Few states have had as contentious a relationship with citizenship laws as Assam. It was no surprise, then, that the state erupted in protest as soon as the Bharatiya Janata Party government at the centre notified the rules for the Citizenship (Amendment) Act on 11 March this year. The notification of the rules was an electoral exercise, carried out before the upcoming general election, to reiterate that the BJP’s position on the law remained unchanged despite the nationwide protests that the passing of the act had set off four years earlier.
Soon after the notification was issued, students in Guwahati’s Cotton University began a protest, and clashes were reported between the Guwahati University Students’ Union and cadre of the Akhil Bharatiya Vidyarthi Parishad, the student wing of the Rashtriya Swayamsevak Sangh. The All Assam Students Union, or AASU, the state’s most influential student political body, burned copies of the act in protest. The Krishak Mukti Sangram Samiti, a farmers’ body led by the politician Akhil Gogoi, also launched protests. Gogoi had previously been jailed under an anti-terror law for over a year in connection with his role in the CAA protests in 2019. The Assam administration took a repressive stance against the protests.
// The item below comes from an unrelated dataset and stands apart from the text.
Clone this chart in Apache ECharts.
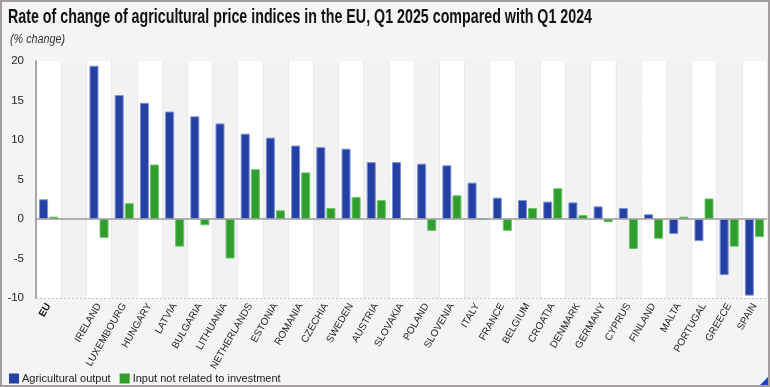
<!DOCTYPE html>
<html>
<head>
<meta charset="utf-8">
<script src="https://cdn.jsdelivr.net/npm/echarts@6/dist/echarts.min.js"></script>
<style>
html,body{margin:0;padding:0;background:#f4f4f4;}
#wrap{position:absolute;left:0;top:0;width:766px;height:383px;border:2px solid #a39d9d;background:#f4f4f4;}
#c{width:766px;height:383px;}
#corner{position:absolute;right:0;bottom:0;width:0;height:0;border-left:8px solid transparent;border-bottom:8px solid #1c45c8;}
</style>
</head>
<body>
<div id="wrap"><div id="c"></div><div id="corner"></div></div>
<script>
const categories = ["EU", "", "IRELAND", "LUXEMBOURG", "HUNGARY", "LATVIA", "BULGARIA", "LITHUANIA", "NETHERLANDS", "ESTONIA", "ROMANIA", "CZECHIA", "SWEDEN", "AUSTRIA", "SLOVAKIA", "POLAND", "SLOVENIA", "ITALY", "FRANCE", "BELGIUM", "CROATIA", "DENMARK", "GERMANY", "CYPRUS", "FINLAND", "MALTA", "PORTUGAL", "GREECE", "SPAIN"];
const agriculturalOutput = [2.5, null, 19.4, 15.7, 14.7, 13.6, 13.0, 12.1, 10.8, 10.3, 9.3, 9.1, 8.9, 7.2, 7.2, 7.0, 6.8, 4.6, 2.7, 2.4, 2.2, 2.1, 1.6, 1.4, 0.6, -1.9, -2.8, -7.1, -9.7];
const inputNotInvestment = [0.3, null, -2.4, 2.0, 6.9, -3.5, -0.8, -5.0, 6.3, 1.1, 5.9, 1.4, 2.8, 2.4, 0.0, -1.5, 3.0, 0.0, -1.5, 1.4, 3.9, 0.5, -0.4, -3.8, -2.5, 0.3, 2.6, -3.5, -2.3];
const yTicks = {min: -10, max: 20, interval: 5};
const titleText = "Rate of change of agricultural price indices in the EU, Q1 2025 compared with Q1 2024";
const subtitleText = "(% change)";
const seriesNames = ["Agricultural output", "Input not related to investment"];

const FONT = "'Liberation Sans', Arial, sans-serif";
function measure(txt, font) {
  const ctx = document.createElement('canvas').getContext('2d');
  ctx.font = font;
  return ctx.measureText(txt).width;
}
const titleFont = "bold 19.5px 'Liberation Sans'";
const titleScale = 584 / measure(titleText, titleFont);
const subFont = "italic 12px 'Liberation Sans'";
const subScale = 55 / measure(subtitleText, subFont);

const chart = echarts.init(document.getElementById('c'), null, {renderer: 'canvas'});
chart.setOption({
  backgroundColor: '#f4f4f4',
  animation: false,
  graphic: [
    {type: 'text', x: 6, y: 16, scaleX: titleScale, silent: true,
     style: {text: titleText, font: titleFont, fill: '#111', verticalAlign: 'middle'}},
    {type: 'text', x: 8, y: 38, scaleX: subScale, silent: true,
     style: {text: subtitleText, font: subFont, fill: '#333', verticalAlign: 'middle'}}
  ],
  legend: {
    left: 7, bottom: 1, padding: 0, itemWidth: 10, itemHeight: 10, itemGap: 9, icon: 'rect',
    itemStyle: {borderWidth: 0},
    textStyle: {fontFamily: FONT, fontSize: 11, color: '#222', padding: [0,0,0,-2]},
    data: seriesNames
  },
  grid: {left: 34, right: 1, top: 59, bottom: 87, containLabel: false},
  xAxis: {
    type: 'category', data: categories,
    axisLine: {show: false, onZero: false},
    axisTick: {show: false},
    splitArea: {show: true, areaStyle: {color: ['#ffffff', '#f2f2f2']}},
    splitLine: {show: true, lineStyle: {color: '#e9e9e9', width: 1}},
    axisLabel: {
      interval: 0, rotate: 60, margin: 6, fontFamily: FONT, fontSize: 10, color: '#222',
      formatter: v => v === 'EU' ? '{b|EU}' : v,
      rich: {b: {fontFamily: FONT, fontSize: 10, fontWeight: 'bold', color: '#111'}}
    }
  },
  yAxis: {
    type: 'value', min: yTicks.min, max: yTicks.max, interval: yTicks.interval,
    axisLine: {show: true, lineStyle: {color: '#a8a8a8', width: 2}},
    axisTick: {show: false},
    splitLine: {show: true, lineStyle: {color: '#c9c9c9', type: [2, 2], width: 1}},
    axisLabel: {fontFamily: FONT, fontSize: 11.5, color: '#222', margin: 12}
  },
  series: [
    {
      name: seriesNames[0], type: 'bar', data: agriculturalOutput, barWidth: 9, barGap: '12%',
      itemStyle: {color: '#2440a3', borderColor: '#7d8fd6', borderWidth: 1},
      markLine: {silent: true, symbol: 'none', label: {show: false},
        lineStyle: {color: '#9a9a9a', type: 'solid', width: 1.5}, data: [{yAxis: 0}]}
    },
    {
      name: seriesNames[1], type: 'bar', data: inputNotInvestment, barWidth: 9,
      itemStyle: {color: '#2f9e2c', borderColor: '#6cc46a', borderWidth: 1}
    }
  ]
});
</script>
</body>
</html>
The chief minister, Himanta Biswa Sarma, threatened that political parties and organisations who take part in the movement will have their registrations cancelled, and the police chief tweeted that losses occurring from protests would be recovered from organisations calling for bandhs.
Assam had begun seeing protests in 2018, when the amendment was only a bill, yet to be passed into law. In 2019, too, Assam was one of the first states where protests against the CAA began, before becoming a nationwide phenomenon. The scale of the 2019 protests was the largest the state had seen, rivalling the protests during the Assam Movement between 1979 and 1985, which had eventually led to the signing of the Assam Accord. But the 2024 protests, by comparison, are diminished. Attendance is thin, and the fervour is muted. Even those who were leading the protests in 2019, such as Gogoi and the AASU, seem unable to draw similarly large crowds.
The failure to revive the CAA agitation in Assam at the same scale as 2019 has much to do with the diminishing relevance of the ethnonationalist outfits in the state, which were anyway never concerned with secularism or democracy, and were instead rooted in the interests of Assamese Hindu elites. These communities, who have long opposed naturalisation of any minorities or non-dominant groups, had always seen the anti-CAA agitation as a means to magnify jatiyotabad, or ethnonationalism. This was not different from agitations of years past—especially the 1980s, when Assamese nationalist organisations led a massive movement against “outsiders” in the state, resulting in the signing of the Assam Accord, which became the basis to cut off citizenship for those who entered the state after 25 March 1971. Even then, outfits such as the AASU tried to ride the wave of anti-immigrant sentiment into electoral power. They were only marginally unsuccessful then, and now, they are failing to contend with the larger umbrella of Hindutva, which has subsumed the state’s anti-immigrant politics.